▶ **Task prompt**:
The line containing "const yTicks = [0, 0.2, 0.4, 0.6, 0.8, 1, 1.2, 1.4];" marks the end: extract everything from the first line of the data through that line, exactly, with no pictures.

(Plotting code records)
-- BEGIN --

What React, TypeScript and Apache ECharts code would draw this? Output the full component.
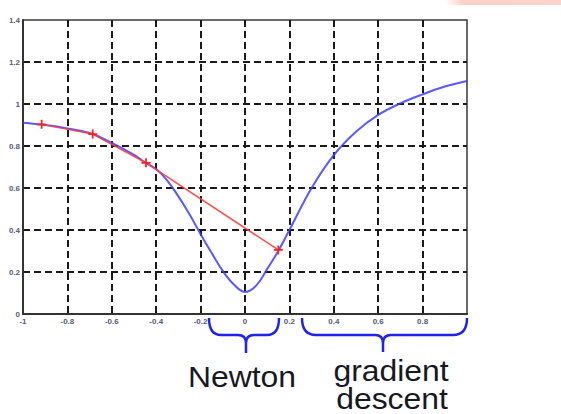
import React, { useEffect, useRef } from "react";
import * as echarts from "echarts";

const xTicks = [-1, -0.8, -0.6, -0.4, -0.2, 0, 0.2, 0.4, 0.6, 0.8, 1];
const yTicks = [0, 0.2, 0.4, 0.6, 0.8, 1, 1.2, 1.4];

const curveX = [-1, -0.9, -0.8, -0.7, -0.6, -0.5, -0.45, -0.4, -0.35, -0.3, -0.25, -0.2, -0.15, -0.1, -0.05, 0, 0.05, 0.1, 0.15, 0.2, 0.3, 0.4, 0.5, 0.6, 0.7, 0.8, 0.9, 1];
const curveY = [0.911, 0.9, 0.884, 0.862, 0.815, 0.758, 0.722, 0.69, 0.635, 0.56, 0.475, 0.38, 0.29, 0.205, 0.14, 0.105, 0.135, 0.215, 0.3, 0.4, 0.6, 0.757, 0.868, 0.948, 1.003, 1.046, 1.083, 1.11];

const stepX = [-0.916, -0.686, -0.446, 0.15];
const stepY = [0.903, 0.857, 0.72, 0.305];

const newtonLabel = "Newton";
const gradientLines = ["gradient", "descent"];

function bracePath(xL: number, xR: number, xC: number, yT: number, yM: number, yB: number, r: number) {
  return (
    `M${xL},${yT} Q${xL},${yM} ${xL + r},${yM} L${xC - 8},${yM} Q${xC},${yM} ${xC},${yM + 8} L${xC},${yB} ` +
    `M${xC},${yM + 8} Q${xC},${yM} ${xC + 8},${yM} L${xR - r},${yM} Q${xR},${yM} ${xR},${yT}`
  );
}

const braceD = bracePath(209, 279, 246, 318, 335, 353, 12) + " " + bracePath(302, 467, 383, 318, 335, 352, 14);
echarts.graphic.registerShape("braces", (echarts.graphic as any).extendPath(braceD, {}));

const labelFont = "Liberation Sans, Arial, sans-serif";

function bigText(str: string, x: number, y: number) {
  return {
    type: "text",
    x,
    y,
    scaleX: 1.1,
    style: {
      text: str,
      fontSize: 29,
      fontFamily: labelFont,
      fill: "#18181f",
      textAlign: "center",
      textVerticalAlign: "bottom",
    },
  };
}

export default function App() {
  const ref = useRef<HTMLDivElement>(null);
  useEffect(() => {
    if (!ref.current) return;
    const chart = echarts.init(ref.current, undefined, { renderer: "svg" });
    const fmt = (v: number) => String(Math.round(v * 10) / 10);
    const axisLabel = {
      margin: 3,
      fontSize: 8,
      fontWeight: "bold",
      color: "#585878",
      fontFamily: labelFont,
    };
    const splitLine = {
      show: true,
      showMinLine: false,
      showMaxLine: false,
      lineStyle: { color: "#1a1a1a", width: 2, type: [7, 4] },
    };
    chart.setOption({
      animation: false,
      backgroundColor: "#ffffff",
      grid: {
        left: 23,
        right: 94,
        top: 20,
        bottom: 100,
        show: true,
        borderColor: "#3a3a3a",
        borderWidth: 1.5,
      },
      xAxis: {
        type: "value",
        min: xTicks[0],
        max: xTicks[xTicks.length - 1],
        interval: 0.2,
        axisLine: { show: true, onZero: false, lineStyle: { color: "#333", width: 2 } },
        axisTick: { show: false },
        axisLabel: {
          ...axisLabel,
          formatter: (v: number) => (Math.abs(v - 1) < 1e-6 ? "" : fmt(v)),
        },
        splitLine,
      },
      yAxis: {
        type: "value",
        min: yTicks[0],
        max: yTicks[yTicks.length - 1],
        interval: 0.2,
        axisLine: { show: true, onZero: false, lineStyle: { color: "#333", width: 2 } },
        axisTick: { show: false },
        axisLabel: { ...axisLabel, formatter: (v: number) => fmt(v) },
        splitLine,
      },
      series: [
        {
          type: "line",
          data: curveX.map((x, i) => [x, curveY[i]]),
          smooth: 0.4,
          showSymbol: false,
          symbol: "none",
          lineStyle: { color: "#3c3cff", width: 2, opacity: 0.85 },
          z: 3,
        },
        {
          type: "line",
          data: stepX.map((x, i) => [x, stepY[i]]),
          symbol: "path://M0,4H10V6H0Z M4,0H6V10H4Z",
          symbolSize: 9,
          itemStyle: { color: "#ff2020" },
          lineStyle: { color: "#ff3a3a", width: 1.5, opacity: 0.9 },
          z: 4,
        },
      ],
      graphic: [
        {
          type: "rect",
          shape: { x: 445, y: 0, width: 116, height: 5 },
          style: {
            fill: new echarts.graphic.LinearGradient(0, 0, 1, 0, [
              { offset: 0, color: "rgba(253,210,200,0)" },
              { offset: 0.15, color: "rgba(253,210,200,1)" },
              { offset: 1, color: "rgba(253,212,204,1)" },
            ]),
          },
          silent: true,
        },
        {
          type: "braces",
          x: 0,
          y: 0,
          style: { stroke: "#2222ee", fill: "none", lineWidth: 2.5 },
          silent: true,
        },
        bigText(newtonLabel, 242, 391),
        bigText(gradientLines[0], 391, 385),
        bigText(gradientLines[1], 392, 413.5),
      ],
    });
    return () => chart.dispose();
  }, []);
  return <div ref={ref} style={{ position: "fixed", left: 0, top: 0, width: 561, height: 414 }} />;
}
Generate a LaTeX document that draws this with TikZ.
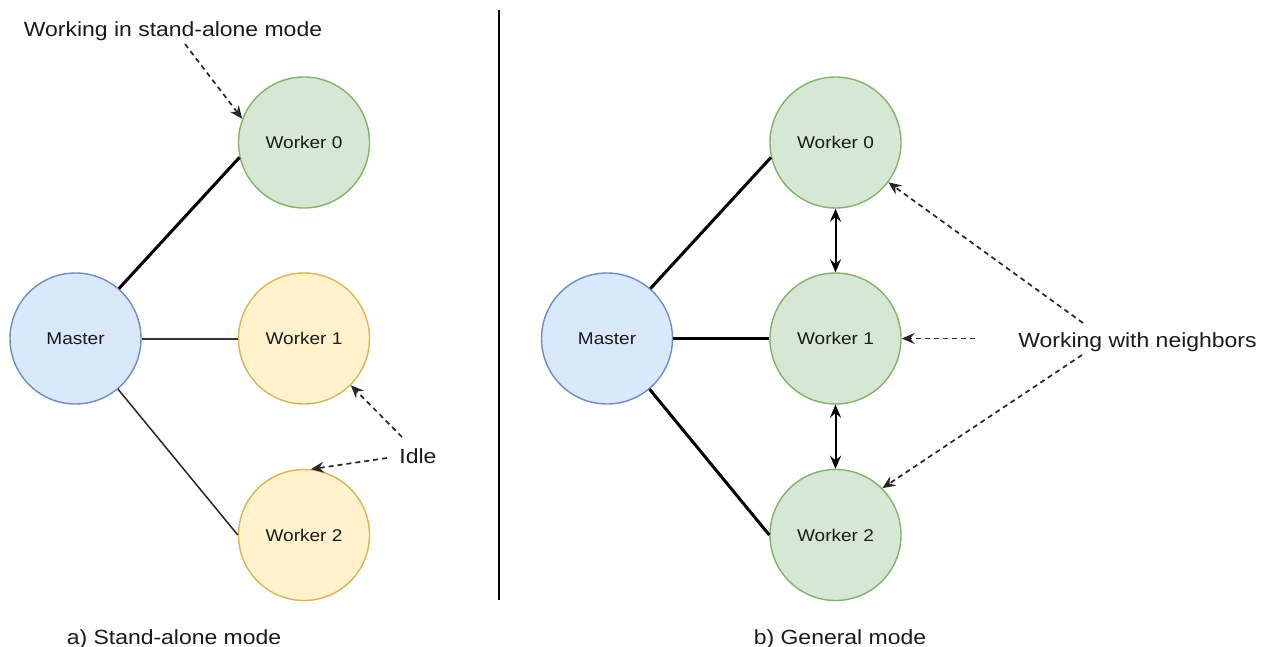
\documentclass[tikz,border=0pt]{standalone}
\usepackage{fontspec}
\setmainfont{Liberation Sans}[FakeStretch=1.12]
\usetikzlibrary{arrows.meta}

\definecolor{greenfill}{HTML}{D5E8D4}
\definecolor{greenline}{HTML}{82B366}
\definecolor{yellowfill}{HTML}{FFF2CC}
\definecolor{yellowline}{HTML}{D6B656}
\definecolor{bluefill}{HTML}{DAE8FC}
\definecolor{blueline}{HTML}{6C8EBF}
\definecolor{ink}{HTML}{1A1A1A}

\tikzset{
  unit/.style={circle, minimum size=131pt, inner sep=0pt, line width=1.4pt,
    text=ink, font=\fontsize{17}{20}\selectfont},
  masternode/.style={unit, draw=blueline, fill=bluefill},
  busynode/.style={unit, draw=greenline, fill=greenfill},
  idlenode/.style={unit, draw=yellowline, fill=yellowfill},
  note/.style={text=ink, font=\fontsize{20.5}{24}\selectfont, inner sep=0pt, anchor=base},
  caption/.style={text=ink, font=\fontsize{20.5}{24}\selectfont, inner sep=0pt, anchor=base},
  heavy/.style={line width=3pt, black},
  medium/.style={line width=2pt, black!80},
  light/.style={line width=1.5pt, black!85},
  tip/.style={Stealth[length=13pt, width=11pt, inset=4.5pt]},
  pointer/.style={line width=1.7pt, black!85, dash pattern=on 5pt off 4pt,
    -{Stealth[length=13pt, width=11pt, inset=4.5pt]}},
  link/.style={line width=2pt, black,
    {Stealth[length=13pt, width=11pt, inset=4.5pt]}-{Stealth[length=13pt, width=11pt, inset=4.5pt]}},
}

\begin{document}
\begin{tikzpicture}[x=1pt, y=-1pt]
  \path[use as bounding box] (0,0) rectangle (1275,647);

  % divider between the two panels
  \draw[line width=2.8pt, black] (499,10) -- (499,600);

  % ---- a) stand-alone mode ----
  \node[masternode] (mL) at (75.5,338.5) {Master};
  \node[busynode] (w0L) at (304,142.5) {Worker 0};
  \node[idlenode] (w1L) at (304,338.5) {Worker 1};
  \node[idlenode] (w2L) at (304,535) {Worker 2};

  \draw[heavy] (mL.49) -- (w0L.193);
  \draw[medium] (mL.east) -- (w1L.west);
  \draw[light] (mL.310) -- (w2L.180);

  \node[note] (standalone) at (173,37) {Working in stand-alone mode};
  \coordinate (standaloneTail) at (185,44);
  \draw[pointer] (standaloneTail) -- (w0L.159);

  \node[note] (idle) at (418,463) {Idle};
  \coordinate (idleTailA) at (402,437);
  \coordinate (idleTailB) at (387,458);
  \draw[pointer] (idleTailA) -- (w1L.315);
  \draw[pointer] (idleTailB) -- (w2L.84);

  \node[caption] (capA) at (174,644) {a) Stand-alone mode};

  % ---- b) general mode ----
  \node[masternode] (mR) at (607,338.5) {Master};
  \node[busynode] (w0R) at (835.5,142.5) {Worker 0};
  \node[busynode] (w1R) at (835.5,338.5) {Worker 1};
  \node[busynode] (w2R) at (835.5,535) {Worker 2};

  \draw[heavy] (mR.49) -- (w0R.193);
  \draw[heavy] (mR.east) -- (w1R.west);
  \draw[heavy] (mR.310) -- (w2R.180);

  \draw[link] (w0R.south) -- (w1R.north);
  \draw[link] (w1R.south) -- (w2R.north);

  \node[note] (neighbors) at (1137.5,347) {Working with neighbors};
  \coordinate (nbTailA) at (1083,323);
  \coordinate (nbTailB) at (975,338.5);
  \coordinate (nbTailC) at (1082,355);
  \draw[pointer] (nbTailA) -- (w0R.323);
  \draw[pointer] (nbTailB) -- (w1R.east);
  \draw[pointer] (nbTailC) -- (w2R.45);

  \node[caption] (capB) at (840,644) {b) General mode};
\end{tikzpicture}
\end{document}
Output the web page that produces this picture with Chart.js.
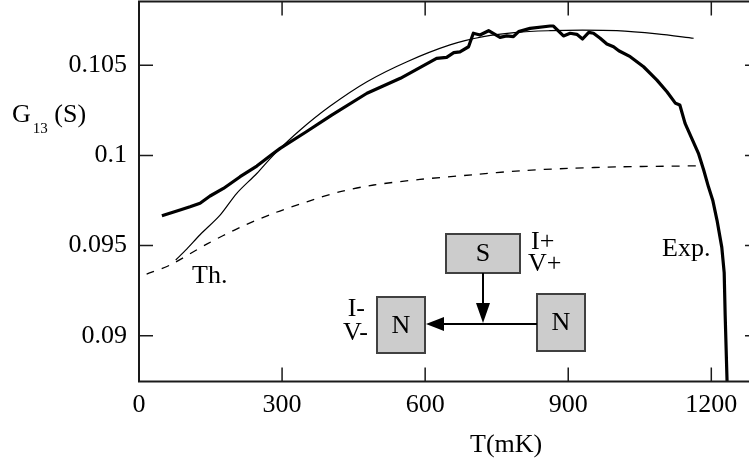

-- END --

▶ **Answer to the problem**:
What React, TypeScript and Apache ECharts code would draw this? Output the full component.
import React, { useEffect, useRef } from "react";
import * as echarts from "echarts";

const xTicks = [-1, -0.8, -0.6, -0.4, -0.2, 0, 0.2, 0.4, 0.6, 0.8, 1];
const yTicks = [0, 0.2, 0.4, 0.6, 0.8, 1, 1.2, 1.4];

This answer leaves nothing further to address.